By analyzing the performance of the classification models listed in
Table 8 and
Table 9, it can be seen that only very few of the classification accuracy decreased slightly or remained the same, and the vast majority of the classification accuracy, as well as all kappa coefficients, increased. Artificial intelligence algorithms are data-driven; SAGAN was used for data augmentation, which produced more information not available in the original dataset and enriched the number of features in the data. This allows the classification models to be better trained and more accurately map the acoustic images to the correct sediments type. The model with the largest improvement compared to the original training set was VGG, which improved the overall accuracy by 9.37% and the kappa coefficient by 0.144. VGG has the largest number of parameters in these networks (
Table 6) and is more data-dependent, so VGG trained with the augmented training set had the largest improvement in performance. These experimental results demonstrate that data augmentation of the training set using SAGAN can indeed improve the performance of the classification model.
Training each classification model with the augmented dataset, the deep-learning-based classification models performed better than the traditional machine learning-based ones, which can also indicate that deep-learning-based classification models can better fit the function that maps sediment images to sediments types when the dataset is larger.
5. Conclusions
In this study, SAGAN is used to learn the data distribution of the original dataset and generate new SSS images to perform data augmentation on the original dataset. Through our experiments, We demonstrate that the images generated by SAGAN are very similar to real images and can augment the features of the original dataset, enabling the classification model to better learn the mapping of SSS images to real sediments types, and the classification model has higher classification accuracy and kappa coefficients.

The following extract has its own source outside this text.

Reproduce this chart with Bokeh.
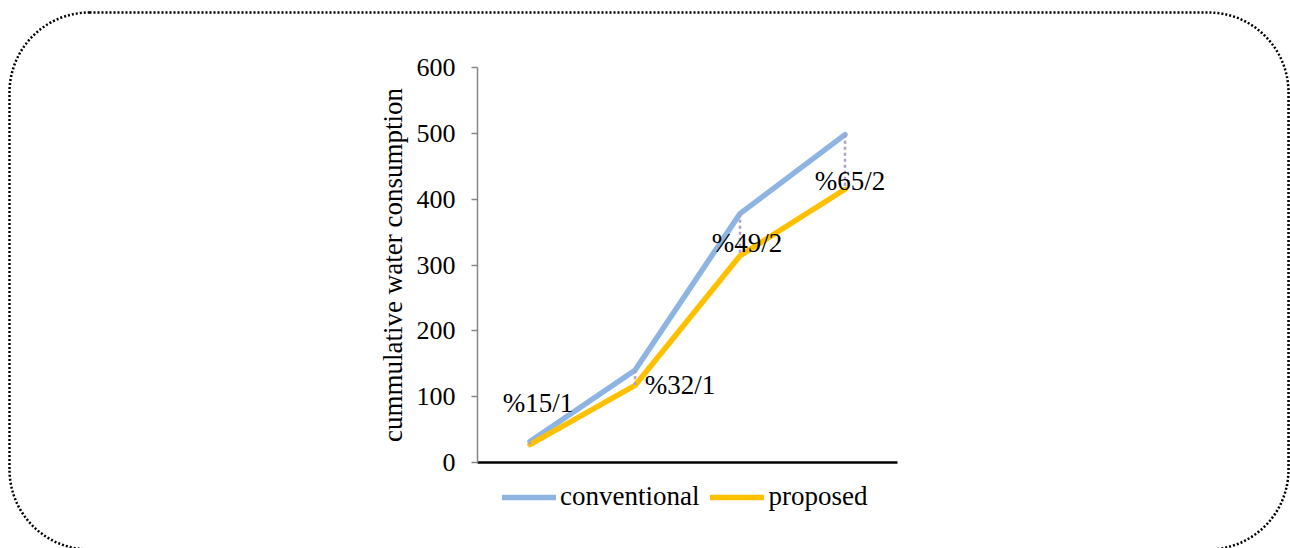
from bokeh.plotting import figure
from bokeh.models import (Range1d, FixedTicker, Legend, LegendItem, BoxAnnotation,
                          ColumnDataSource, LinearAxis)
from bokeh.core.properties import value
from bokeh.embed import file_html
from bokeh.resources import INLINE

# ---- data ----
categories = [0, 1, 2, 3]
conventional = [32, 140, 378, 498]
proposed = [27, 117, 314, 415]
labels = ["%15/1", "%32/1", "%49/2", "%65/2"]
label_y = [91, 117, 333, 427]
label_dx = [8, 45, 7, 5]
y_ticks = [0, 100, 200, 300, 400, 500, 600]
y_min, y_max = 0, 600

FONT = "Liberation Serif"
BLUE = "#8EB4E3"
GOLD = "#FFC000"

# ---- layout (pixels) ----
W, H = 1290, 548
PL, PR, PT, PB = 477, 897, 67, 462          # plot area in canvas pixels
xs = (PR - PL) / 4.0                         # px per category
ys = (PB - PT) / float(y_max - y_min)        # px per unit

x_range = Range1d(-0.5 - PL / xs, 3.5 + (W - PR) / xs)
y_range = Range1d(y_min - (H - PB) / ys, y_max + PT / ys)

p = figure(width=W, height=H, output_backend="svg", toolbar_location=None,
           x_range=x_range, y_range=y_range, min_border=0,
           x_axis_location=None, y_axis_location=None)
p.outline_line_color = None
p.xgrid.visible = False
p.ygrid.visible = False
p.background_fill_color = "white"
p.border_fill_color = "white"
p.extra_x_ranges = {"px": Range1d(0, W)}
p.extra_y_ranges = {"px": Range1d(H, 0)}

# y axis
ya = LinearAxis(fixed_location=-0.5, bounds=(y_min, y_max))
ya.ticker = FixedTicker(ticks=y_ticks)
ya.axis_line_color = "#868686"
ya.axis_line_width = 1.5
ya.major_tick_line_color = "#868686"
ya.major_tick_line_width = 1.5
ya.major_tick_out = 6
ya.major_tick_in = 0
ya.minor_tick_line_color = None
ya.major_label_text_font = FONT
ya.major_label_text_font_size = "26px"
ya.major_label_text_color = "black"
ya.major_label_standoff = 16
ya.axis_label = "cummulative water consumption"
ya.axis_label_text_font = FONT
ya.axis_label_text_font_size = "27px"
ya.axis_label_text_font_style = "normal"
ya.axis_label_text_color = "black"
ya.axis_label_standoff = 6
p.add_layout(ya, "left")

# x axis
xa = LinearAxis(fixed_location=y_min, bounds=(-0.5, 3.5))
xa.ticker = FixedTicker(ticks=[])
xa.axis_line_color = "black"
xa.axis_line_width = 2.5
xa.major_tick_line_color = None
xa.minor_tick_line_color = None
xa.major_label_text_font_size = "0px"
p.add_layout(xa, "below")

src = ColumnDataSource(dict(x=categories, conv=conventional, prop=proposed,
                            lab=labels, ly=label_y, dx=label_dx))

r_conv = p.line("x", "conv", source=src, line_color=BLUE, line_width=5.5,
                line_cap="round", line_join="round")
r_prop = p.line("x", "prop", source=src, line_color=GOLD, line_width=5.5,
                line_cap="round", line_join="round")
p.segment(x0="x", y0="conv", x1="x", y1="prop", source=src,
          line_color="#AE9FC9", line_width=2.5, line_dash="3 3")

p.text(x="x", y="ly", text="lab", x_offset="dx", source=src,
       text_font=value(FONT), text_font_size="27px", text_color="black",
       text_align="center", text_baseline="middle")

legend = Legend(items=[LegendItem(label="conventional", renderers=[r_conv]),
                       LegendItem(label="proposed", renderers=[r_prop])],
                orientation="horizontal", location=(502, 36))
legend.label_text_font = FONT
legend.label_text_font_size = "27px"
legend.label_text_color = "black"
legend.glyph_width = 54
legend.glyph_height = 26
legend.label_height = 26
legend.label_standoff = 4
legend.spacing = 11
legend.padding = 0
legend.margin = 0
legend.border_line_color = None
legend.background_fill_alpha = 0
p.add_layout(legend)

# rounded dotted outline around the whole chart
frame_box = BoxAnnotation(left=9, right=1288, top=12, bottom=549,
                          x_range_name="px", y_range_name="px",
                          fill_alpha=0, line_color="black", line_alpha=1.0,
                          line_width=2.5, line_dash="2 2", border_radius=80)
p.add_layout(frame_box)

open("out.html", "w").write(file_html(p, INLINE))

The self-attention mechanism is introduced into the proposed SADenseNet. The self-attention mechanism can automatically scan the SSS images to obtain the key information of the images and highlight the key features of the images, which can reduce the waste of computational resources caused by feature redundancy. Besides, the self-attention mechanism can also better capture the correlation of the internal information and global features of the images, which contributes to raising the performance of SADenseNet. Dense connectivity is also used in SADenseNet. Dense connectivity enhances feature propagation and feature reuse. The output of each layer will be the input of all the subsequent layers so that the input of each layer is jointly determined by all the preceding layers, which can alleviate the gradient disappearance of the network and improve the classification performance. The transition layer reduces the size of the feature map, which improves the computational efficiency of the network.
The data augmentation method, SAGAN, can also be transferred to other data-starved tasks, and SADenseNet can be extended to challenging tasks, such as underwater target recognition. However, our proposed methods have several limitations, as follows: (1) The quality of data generated by SAGAN is unstable and requires manual selection; (2) SAGAN was trained for more than 30 days in order to generate visually appealing images of seabed sediments, which consumed a large amount of computational resources; (3) In order to make our proposed SADenseNet achieve good classification results, it took about 20 days on parameter tuning, which is time-consuming.
In our future research, we will investigate designing a less computationally expensive and more stable data generator, and build a classifier with a relatively simple structure and better classification performance. In addition, image super-resolution reconstruction technology can effectively solve the problem of low resolution of sonar images, which will be the focus of our research in the future.